Shane Butler
Renaissance Atmospheres, from Poliziano to Symonds
2025-2026 (October-December)

Biography
Shane Butler is the Nancy H. and Robert E. Hall Professor in the Humanities and Professor of Classics at Johns Hopkins University. He has published widely on classical literature and its reception, Renaissance humanism, the history of sensation, the phenomenology of reading, and the history of sexuality. His most recent book, The Passions of John Addington Symonds, was published by Oxford University Press in 2022. He is also the author of The Hand of Cicero (2002), The Matter of the Page (2010), and The Ancient Phonograph (2015), as well as the editor or co-editor of Synaesthesia and the Ancient Senses (2017), Deep Classics: Rethinking Classical Reception (2016), and Sound and the Ancient Senses (2019).
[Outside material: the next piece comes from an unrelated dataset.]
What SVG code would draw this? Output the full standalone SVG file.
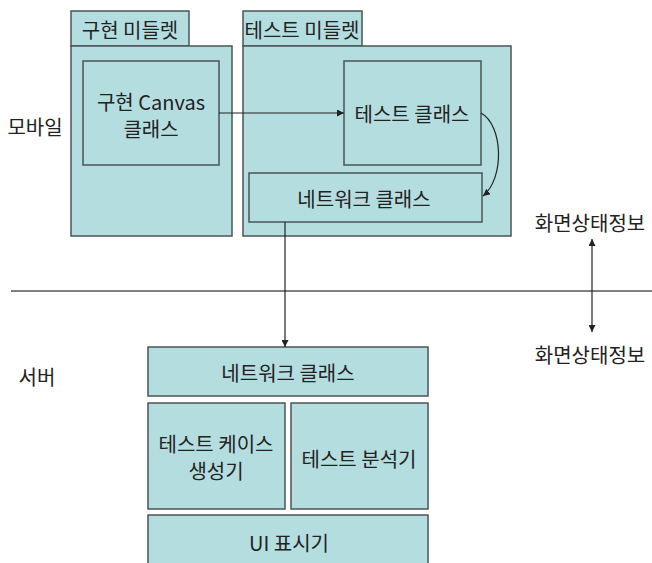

In addition, he is the ongoing editor and translator of the Latin Letters of Renaissance humanist Angelo Poliziano for the I Tatti Renaissance Library (vol. 1, 2006; vol. 2, forthcoming), a series he has served as Associate Editor since 2008. He lives in New York City.
Project Summary
The term atmosphere was coined in Latin (atmosphaera), probably in the late sixteenth or early seventeenth century, from two ancient Greek roots: atmos, “vapor,” and sphaera, “ring” or “sphere,” in order to name the layer of nonsolid and particulate matter around a celestial body. It was not long, however, before the term began to be used metaphorically of surroundings on a smaller scale. Both its literal and metaphorical usage expanded rapidly in the eighteenth and nineteenth centuries. The former expansion was the predictable result of accelerating developments in meteorology, astronomical observation, aerial travel, and the like. The latter expansion was partly due to the former (talk of atmospheres was “in the air,” as we say), but it also depended on developments in the wide range of objects to which it was applied, such as cities, domestic interiors, and novels. Critics and historians have explored some of the consequences of all this atmospheric thinking, while philosophers like Tonino Griffero have followed it forward to a veritable “atmospheric turn” and even have formulated an “atmospherology” that offers new solutions to problems of phenomenology and ontology. Can atmospheres, however, tell us something about the Renaissance, and can the Renaissance in turn help us to refine what atmospherology and the like can do? This project attempts pursues two avenues toward possible answers. The first comprises a search for atmospheric objects and practices in the Renaissance itself, with particular emphasis on humanism, philology, and music, seen partly through the work of Angelo Poliziano. The second turns to one of the nineteenth-century popularizers of the term “Renaissance” itself: the Victorian scholar and author John Addington Symonds. Particular attention will be given to a lecture he was scheduled to give in Florence in 1893, cancelled because of his untimely death in Rome.